Wissenschaft und Technik
Ostdeutsche wachen früher auf
Natürliche Lichtverhältnisse beeinflussen unser Schlafverhalten stärker als offizielle Uhrzeiten – wenn wir es zulassen. In den Schlafzeiten von über 21 000 Deutschen lasen Forscher: Ostdeutsche wachen früher auf als Westdeutsche und Großstädter ticken anders.
Der Anfang der Schlafforschung musste im Bunker stattfinden, weil Forscher bei einer der alltäglichsten Tätigkeiten des Menschen kaum auseinanderhalten konnten: Was steckt in uns drin? Was bestimmt die Umwelt?
In den sechziger Jahren mussten Probanden von Schlafforschern – in der Fachsprache heißen sie Chronobiologen – in einen ausgedienten Bunker im oberbayerischen Andechs einziehen. Fern von äußeren Einflüssen wie Tageslicht, Lärm, anderen Menschen oder gar Uhren. So fand man heraus: Ein grober Tagesrhythmus steckt in jedem von uns, als würde der Körper mitzählen. Eine genaue Synchronisation schafft er alleine aber nicht. Dazu ist beispielsweise die Sonne nötig.
Doch wie ist es im normalen Alltag, wo die wenigsten Zeitgenossen auf ihren Körper hören, sondern auf Wecker, Familienmitglieder, Kernarbeitszeiten oder das TV-Programm? Wer ist hier der Zeitgeber für die innere Uhr – der natürliche Hell-Dunkel-Rhythmus oder gesellschaftliche Faktoren?

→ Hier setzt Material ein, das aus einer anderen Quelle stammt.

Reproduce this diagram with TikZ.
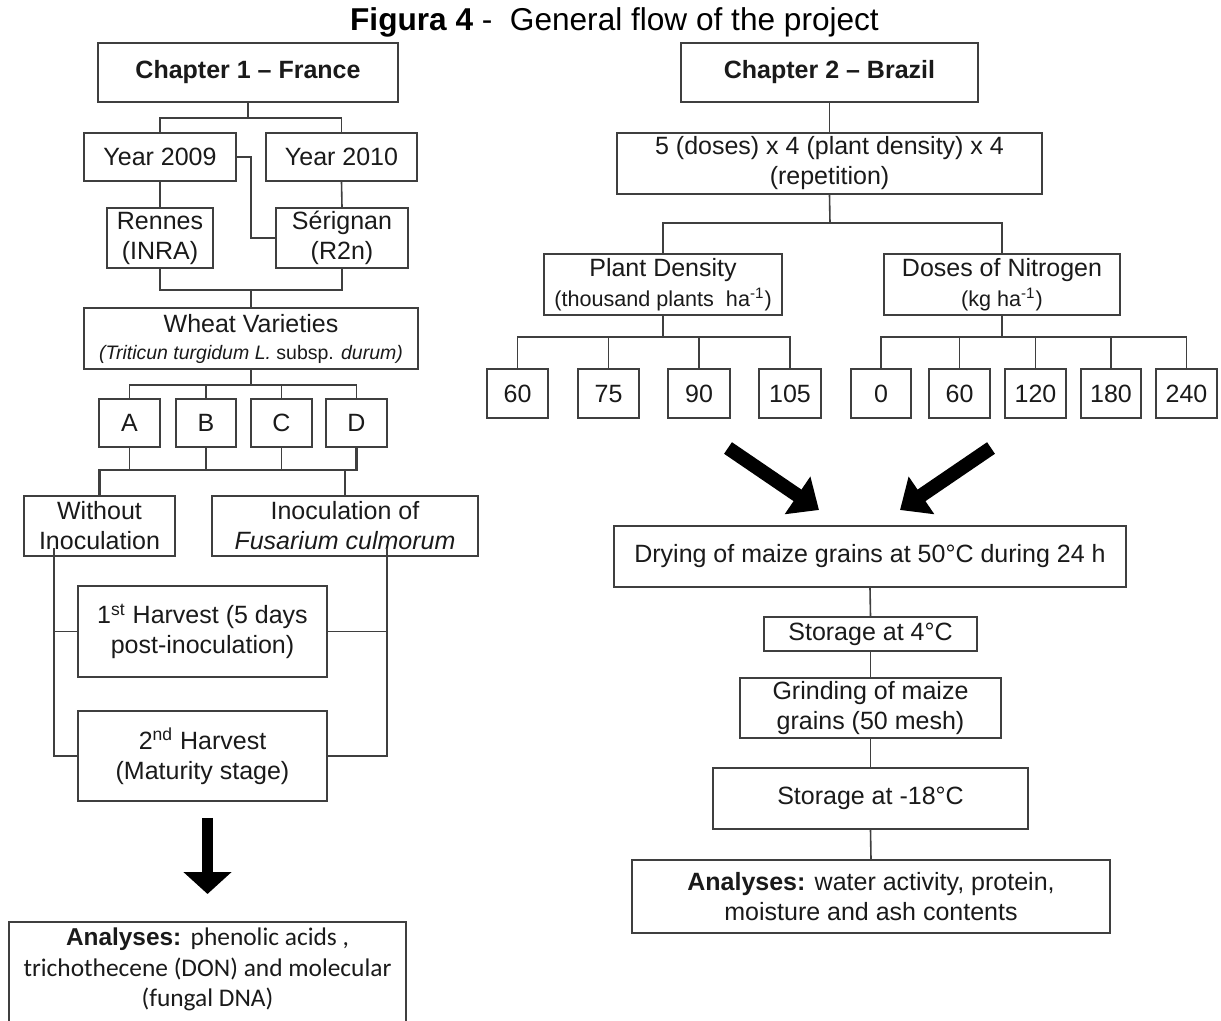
\documentclass[tikz,border=0pt]{standalone}
\usepackage{fontspec}
\setmainfont{Liberation Sans}
\newfontfamily\calib{Carlito}
\usetikzlibrary{arrows.meta,calc}
\definecolor{bordc}{HTML}{3F3F3F}
\definecolor{txtc}{HTML}{1A1A1A}
\newcommand\mkbox[7][]{%
 \pgfmathsetmacro\bcx{(#3+#5)/2}%
 \pgfmathsetmacro\bcy{(#4+#6)/2}%
 \pgfmathsetmacro\bw{(#5-#3)*0.5}%
 \pgfmathsetmacro\bh{(#6-#4)*0.5}%
 \node[fbox,minimum width=\bw pt,minimum height=\bh pt,#1] (#2) at (\bcx,\bcy) {#7};}
\tikzset{
 fbox/.style={draw=bordc, line width=0.8pt, fill=white, text=txtc, align=center, inner sep=1pt, font=\fontsize{12.5}{15}\selectfont},
 numbox/.style={text height=9pt, text depth=0pt},
 conn/.style={draw=bordc, line width=0.8pt},
 thickconn/.style={draw=bordc, line width=1.2pt},
 bigarrow/.style={draw=black, line width=7pt, -{Triangle[width=22pt,length=13pt]}}
}
\begin{document}
\begin{tikzpicture}[x=0.5pt,y=-0.5pt]
\clip (0,0) rectangle (1221,1021);
\fill[white] (0,0) rectangle (1221,1021);
% title
\node[anchor=base, text=black, font=\fontsize{15.8}{18}\selectfont] (title) at (614.5,31) {\textbf{Figura 4} -\ \ General flow of the project};
% ---------------- left column
\mkbox{ch1}{98}{43}{398}{102}{\textbf{Chapter 1 -- France}}
\mkbox{y09}{84}{133}{236}{181}{Year 2009}
\mkbox{y10}{266}{133}{417}{181}{Year 2010}
\mkbox{ren}{107}{208}{213}{268}{Rennes\\(INRA)}
\mkbox{ser}{276}{208}{408}{268}{Sérignan\\(R2n)}
\mkbox{wheat}{84}{308}{418}{369}{Wheat Varieties\\[-1.5pt]{\fontsize{9.75}{12}\selectfont\textit{(Triticun turgidum L.} subsp. \textit{durum)}}}
\mkbox[numbox]{va}{99}{399}{160}{447}{A}
\mkbox[numbox]{vb}{176}{399}{236}{447}{B}
\mkbox[numbox]{vc}{251}{399}{312}{447}{C}
\mkbox[numbox]{vd}{326}{399}{387}{447}{D}
\mkbox{wo}{24}{496}{175}{556}{Without\\Inoculation}
\mkbox{ino}{212}{496}{478}{556}{Inoculation of\\\textit{Fusarium culmorum}}
\mkbox{h1}{78}{586}{327}{677}{1\textsuperscript{st} Harvest (5 days\\post-inoculation)}
\mkbox{h2}{78}{711}{327}{801}{2\textsuperscript{nd} Harvest\\(Maturity stage)}
\node[fbox, anchor=north, minimum width=198.5pt, inner ysep=3pt, font=\fontsize{12.7}{15.3}\selectfont] (lanal) at (207.5,921)
 {{\fontsize{12.2}{15.3}\selectfont\bfseries Analyses:} {\calib phenolic acids ,}\\{\calib trichothecene (DON) and molecular}\\{\calib (fungal DNA)}\rule[-13pt]{0pt}{0pt}};
% ---------------- right column
\mkbox{ch2}{681}{43}{978}{102}{\textbf{Chapter 2 -- Brazil}}
\mkbox{dose5}{617}{133}{1042}{194}{5 (doses) x 4 (plant density) x 4\\(repetition)}
\mkbox{pd}{544}{254}{782}{315}{Plant Density\\{\fontsize{10.8}{13}\selectfont(thousand plants\ \ ha\textsuperscript{-1})}}
\mkbox{dn}{884}{254}{1120}{315}{Doses of Nitrogen\\{\fontsize{10.8}{13}\selectfont(kg ha\textsuperscript{-1})}}
\mkbox[numbox]{p60}{487}{369}{548}{418}{60}
\mkbox[numbox]{p75}{578}{369}{639}{418}{75}
\mkbox[numbox]{p90}{668}{369}{730}{418}{90}
\mkbox[numbox]{p105}{759}{369}{821}{418}{105}
\mkbox[numbox]{n0}{851}{369}{911}{418}{0}
\mkbox[numbox]{n60}{929}{369}{990}{418}{60}
\mkbox[numbox]{n120}{1005}{369}{1066}{418}{120}
\mkbox[numbox]{n180}{1081}{369}{1141}{418}{180}
\mkbox[numbox]{n240}{1156}{369}{1217}{418}{240}
\mkbox{dry}{614}{526}{1126}{587}{Drying of maize grains at 50°C during 24 h}
\mkbox{sfour}{764}{617}{977}{651}{Storage at 4°C}
\mkbox{grind}{740}{678}{1001}{738}{Grinding of maize\\grains (50 mesh)}
\mkbox{seight}{713}{768}{1028}{829}{Storage at -18°C}
\mkbox{ranal}{632}{860}{1110}{933}{\textbf{Analyses:} water activity, protein,\\moisture and ash contents}
% ---------------- left connectors
\coordinate (j1) at (248,118);
\draw[conn] (ch1.south) -- (j1);
\draw[conn] (y09.north) |- (j1) -| (y10.north);
\draw[conn] (y09.east) -- ++(14,0) |- (ser.west);
\draw[conn] (y09.south) -- (ren.north);
\draw[conn] (y10.south) -- (ser.north);
\coordinate (j2) at (251,290);
\draw[conn] (ren.south) |- (j2) -| (ser.south);
\draw[conn] (j2) -- (wheat.north);
\coordinate (j3) at (251,385);
\draw[thickconn] (wheat.south) -- (j3);
\draw[conn] (va.north) |- (j3) -| (vd.north);
\draw[conn] (vb.north) -- (vb.north |- j3);
\draw[conn] (vc.north) -- (vc.north |- j3);
\coordinate (j4) at (100,470);
\draw[thickconn] (wo.north) -- (wo.north |- j4) -| (vd.south);
\draw[conn] (va.south) -- (va.south |- j4);
\draw[conn] (vb.south) -- (vb.south |- j4);
\draw[conn] (vc.south) -- (vc.south |- j4);
\draw[thickconn] (ino.north) -- (ino.north |- j4);
\coordinate (wl) at (54,548);
\coordinate (ir) at (387,548);
\draw[conn] (wl) |- (h2.west);
\draw[conn] (wl |- h1.west) -- (h1.west);
\draw[conn] (ir) |- (h2.east);
\draw[conn] (ir |- h1.east) -- (h1.east);
\coordinate (da1) at ($(lanal.north |- h2.south)+(0,16)$);
\coordinate (da2) at ($(lanal.north)+(0,-27)$);
\draw[bigarrow, line width=5.75pt, -{Triangle[width=23.5pt,length=11pt]}] (da1) -- (da2);
% ---------------- right connectors
\draw[conn] (ch2.south) -- (dose5.north);
\coordinate (j5) at (830,223);
\draw[conn] (dose5.south) -- (j5);
\draw[conn] (pd.north) |- (j5) -| (dn.north);
\coordinate (j6) at (663,337);
\draw[thickconn] (pd.south) -- (j6);
\draw[conn] (p60.north) |- (j6) -| (p105.north);
\draw[conn] (p75.north) -- (p75.north |- j6);
\draw[conn] (p90.north) -- (p90.north |- j6);
\coordinate (j7) at (1002,337);
\draw[conn] (dn.south) -- (j7);
\draw[conn] (n0.north) |- (j7) -| (n240.north);
\draw[conn] (n60.north) -- (n60.north |- j7);
\draw[conn] (n120.north) -- (n120.north |- j7);
\draw[conn] (n180.north) -- (n180.north |- j7);
\coordinate (la1) at (728,448);
\coordinate (la2) at (819,510);
\coordinate (ra1) at (991,448);
\coordinate (ra2) at (900,510);
\draw[bigarrow] (la1) -- (la2);
\draw[bigarrow] (ra1) -- (ra2);
\draw[conn] (dry.south) -- (sfour.north);
\draw[conn] (sfour.south) -- (grind.north);
\draw[conn] (grind.south) -- (seight.north);
\draw[conn] (seight.south) -- (ranal.north);
\end{tikzpicture}
\end{document}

Ostdeutsche schlafen weniger
Der Münchner Chronobiologe Till Roenneberg hat Daten von mehr als 21 000 freiwilligen Teilnehmern aus verschiedenen Teilen Deutschlands ausgewertet, die im Internet einen Online-Fragebogen zu ihrem Schlafverhalten ausgefüllt hatten. Das Ergebnis: Vor allem in eher ländlichen Gebieten und Kleinstädten laufen die inneren Uhren der Bewohner synchron mit dem natürlichen Tageslichtzyklus und nicht mit der offiziellen Uhrzeit. In Großstädten nehme der Einfluss der Tageslänge dagegen ab, berichten Roenneberg und seine Kollege aus Indien und den Niederlanden in der Fachzeitschrift «Current Biology».
Für ihre Untersuchung nutzten die Wissenschaftler aus, dass zwischen der offiziellen Uhrzeit und der – wie sie es nennen – lokalen Sonnenzeit zum Teil deutliche Diskrepanzen bestehen. So liegt etwa in Paris die offizielle Mitternacht eine Stunde vor der eigentlichen Mitte der Nacht, also dem Zeitpunkt, an dem die Hälfte der dunklen Periode verstrichen ist. Im spanischen Santiago de Compostela beträgt die Differenz sogar eineinhalb Stunden.
Wäre die Uhrzeit jene Komponente, auf die sich die innere Uhr einstellt, dürften sich die Unterschiede der Tageslänge zwischen östlicher und westlicher gelegenen Regionen nicht im Schlaf- und Wachverhalten der Menschen widerspiegeln, lautete der Ausgangspunkt der Forscher. Sei die innere Uhr dagegen mit dem Licht- und Dunkelzyklus synchronisiert, müsse sich eine Differenz zeigen. Einen solchen Zusammenhang zwischen dem persönlichen Tagesrhythmus der Menschen und ihrem Wohnort fanden die Forscher auch: Obwohl alle Teilnehmer in der gleichen Zeitzone lebten, schliefen die Menschen im Osten Deutschlands, wo die Sonne früher aufgeht, an freien Tagen im Schnitt weniger lang als die Probanden im Westen.
Persönlichen Tagesrhythmus stärker berücksichtigen
Besonders ausgeprägt war der eindeutig nachweisbare Effekt bei jenen Teilnehmern, die in kleinen Städten mit weniger als 300 000 Einwohnern lebten. Je größer dagegen die Städte waren, desto geringer waren die Unterschiede zwischen östlicheren und westlicheren Regionen, schreiben die Forscher. In den Großstädten seien die Menschen den Licht- und Dunkelzyklen weniger intensiv ausgesetzt. Ihre inneren Uhren reagieren daher auf andere, dominantere Signale, so die Forscher.
Die Studie stütze schon früher geäußerte Forderungen, bei Schul- und Arbeitszeiten sowie in medizinischen Fragen den persönlichen Tagesrhythmus stärker zu berücksichtigen als die offizielle Tageszeit, schreiben die Wissenschaftler.